In FVTM, Chow is a lot like vintage Burt Reynolds. He is having fun and he does not care how we take that. He still looks great in a tux, so more power to him. He definitely does his ring-a-ding-ding Rat Pack thing, leaving most of the fighting to Nicholas Tse’s brooding Cool. Tse doesn’t mug—period. However, Chow’s larger than life presence still provides the film’s jet fuel.

Jing Tian shows off her first class chops again as Luo Xin, but does not have the same featured spotlight that let her elevate Special I.D. above its functional ambitions. She makes an impression nonetheless as the hard-charging detective. While most of the comedy is broad but digestible, Chapman To gets a wee bit shticky as Karl, but he has also been rather outspoken in his support of the democracy movement, so we’ll give him a pass anyway.

Wong keeps the mood upbeat and the action skipping along, even though some pretty terrible tribulations befall several supporting characters. He also gives enough winking allusions to the God of Gamblers franchise to keep fans amused, before formally joining them together in a Marvel-style denouement.

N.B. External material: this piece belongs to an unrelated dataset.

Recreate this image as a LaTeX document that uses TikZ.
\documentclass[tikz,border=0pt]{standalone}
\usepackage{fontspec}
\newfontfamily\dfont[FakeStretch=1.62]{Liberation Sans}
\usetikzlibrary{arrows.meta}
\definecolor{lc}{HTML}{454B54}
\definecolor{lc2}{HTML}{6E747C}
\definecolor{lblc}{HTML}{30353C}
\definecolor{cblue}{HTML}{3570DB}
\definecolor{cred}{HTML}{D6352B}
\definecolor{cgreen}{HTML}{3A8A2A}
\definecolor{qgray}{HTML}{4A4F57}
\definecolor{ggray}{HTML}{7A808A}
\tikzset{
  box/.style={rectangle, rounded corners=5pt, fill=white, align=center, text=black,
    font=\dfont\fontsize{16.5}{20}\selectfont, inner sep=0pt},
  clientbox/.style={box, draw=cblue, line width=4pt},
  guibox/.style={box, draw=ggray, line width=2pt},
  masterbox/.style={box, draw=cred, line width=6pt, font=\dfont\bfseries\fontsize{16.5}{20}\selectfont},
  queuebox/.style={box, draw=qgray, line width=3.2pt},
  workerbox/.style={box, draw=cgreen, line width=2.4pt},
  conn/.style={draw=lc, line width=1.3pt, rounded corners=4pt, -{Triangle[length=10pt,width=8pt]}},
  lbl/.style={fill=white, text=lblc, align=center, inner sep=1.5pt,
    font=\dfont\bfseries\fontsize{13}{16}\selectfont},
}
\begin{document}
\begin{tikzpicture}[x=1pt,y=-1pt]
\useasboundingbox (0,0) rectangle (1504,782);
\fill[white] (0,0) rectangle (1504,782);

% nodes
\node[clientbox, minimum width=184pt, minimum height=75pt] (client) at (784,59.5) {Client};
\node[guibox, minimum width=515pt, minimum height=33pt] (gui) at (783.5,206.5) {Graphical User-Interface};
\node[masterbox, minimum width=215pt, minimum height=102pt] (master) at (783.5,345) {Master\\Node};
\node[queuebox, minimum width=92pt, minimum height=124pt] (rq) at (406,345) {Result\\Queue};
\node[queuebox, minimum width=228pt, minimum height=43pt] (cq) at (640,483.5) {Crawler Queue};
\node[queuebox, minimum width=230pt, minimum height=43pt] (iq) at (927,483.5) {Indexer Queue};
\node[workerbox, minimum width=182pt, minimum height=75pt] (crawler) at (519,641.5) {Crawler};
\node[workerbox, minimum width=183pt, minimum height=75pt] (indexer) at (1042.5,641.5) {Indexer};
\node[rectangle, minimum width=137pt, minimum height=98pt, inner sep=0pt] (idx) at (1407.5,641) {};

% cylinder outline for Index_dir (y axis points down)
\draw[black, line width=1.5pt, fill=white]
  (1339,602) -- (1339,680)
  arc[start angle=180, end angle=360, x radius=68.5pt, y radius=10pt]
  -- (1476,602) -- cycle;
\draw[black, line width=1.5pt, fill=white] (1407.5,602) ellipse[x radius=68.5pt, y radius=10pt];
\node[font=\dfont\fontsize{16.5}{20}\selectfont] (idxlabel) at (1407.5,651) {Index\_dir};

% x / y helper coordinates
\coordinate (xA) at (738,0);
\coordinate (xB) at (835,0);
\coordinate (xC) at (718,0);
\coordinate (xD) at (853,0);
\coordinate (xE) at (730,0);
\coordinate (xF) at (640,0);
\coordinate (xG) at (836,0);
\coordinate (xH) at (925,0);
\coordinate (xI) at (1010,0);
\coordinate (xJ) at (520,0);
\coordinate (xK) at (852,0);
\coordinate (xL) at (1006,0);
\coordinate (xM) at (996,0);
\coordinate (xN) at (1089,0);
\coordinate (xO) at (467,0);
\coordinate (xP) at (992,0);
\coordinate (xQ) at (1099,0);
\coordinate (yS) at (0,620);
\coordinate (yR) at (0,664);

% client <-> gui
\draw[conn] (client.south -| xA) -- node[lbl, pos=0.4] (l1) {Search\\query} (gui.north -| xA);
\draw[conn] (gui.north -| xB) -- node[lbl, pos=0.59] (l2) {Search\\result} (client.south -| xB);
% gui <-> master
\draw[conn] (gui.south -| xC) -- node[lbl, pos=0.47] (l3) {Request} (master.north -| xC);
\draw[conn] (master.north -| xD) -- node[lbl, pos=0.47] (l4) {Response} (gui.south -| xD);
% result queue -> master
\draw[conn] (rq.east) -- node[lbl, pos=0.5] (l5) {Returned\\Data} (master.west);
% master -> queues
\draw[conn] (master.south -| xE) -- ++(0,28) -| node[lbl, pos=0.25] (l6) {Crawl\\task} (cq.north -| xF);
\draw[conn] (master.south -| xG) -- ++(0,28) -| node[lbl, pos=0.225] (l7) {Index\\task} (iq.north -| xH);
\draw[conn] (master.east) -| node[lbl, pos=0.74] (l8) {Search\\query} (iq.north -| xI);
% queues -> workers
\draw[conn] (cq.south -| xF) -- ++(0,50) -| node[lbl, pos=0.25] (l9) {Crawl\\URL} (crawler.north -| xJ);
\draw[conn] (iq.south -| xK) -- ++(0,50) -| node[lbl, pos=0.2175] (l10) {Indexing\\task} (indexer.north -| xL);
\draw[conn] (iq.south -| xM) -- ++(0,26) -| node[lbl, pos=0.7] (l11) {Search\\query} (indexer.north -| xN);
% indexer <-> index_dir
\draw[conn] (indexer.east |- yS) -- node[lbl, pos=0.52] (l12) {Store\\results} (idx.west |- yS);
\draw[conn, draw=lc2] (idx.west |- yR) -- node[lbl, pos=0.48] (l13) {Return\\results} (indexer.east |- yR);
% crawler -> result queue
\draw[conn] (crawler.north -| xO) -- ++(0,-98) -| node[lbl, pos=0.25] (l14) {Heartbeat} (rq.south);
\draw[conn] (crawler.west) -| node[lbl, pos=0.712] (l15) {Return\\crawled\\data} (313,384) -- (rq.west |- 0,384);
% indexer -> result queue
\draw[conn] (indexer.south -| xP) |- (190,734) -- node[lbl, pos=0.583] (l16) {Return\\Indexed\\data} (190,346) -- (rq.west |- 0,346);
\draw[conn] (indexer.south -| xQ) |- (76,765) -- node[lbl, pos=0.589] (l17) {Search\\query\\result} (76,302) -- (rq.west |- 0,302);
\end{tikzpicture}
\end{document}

FVTM certainly delivers the expected quota of action, slapstick, high living, and attractive cast members. Frankly, it ought to be an utterly apolitical film, but given the predictable invective aimed at Chow, patrons can feel strangely good about enjoying it. Recommended for fans of Chow and gambling/con game films, From Vegas to Macau opens the SFFS’s 2014 Hong Kong Cinema showcase this Friday (11/14) and screens again on Saturday (11/15).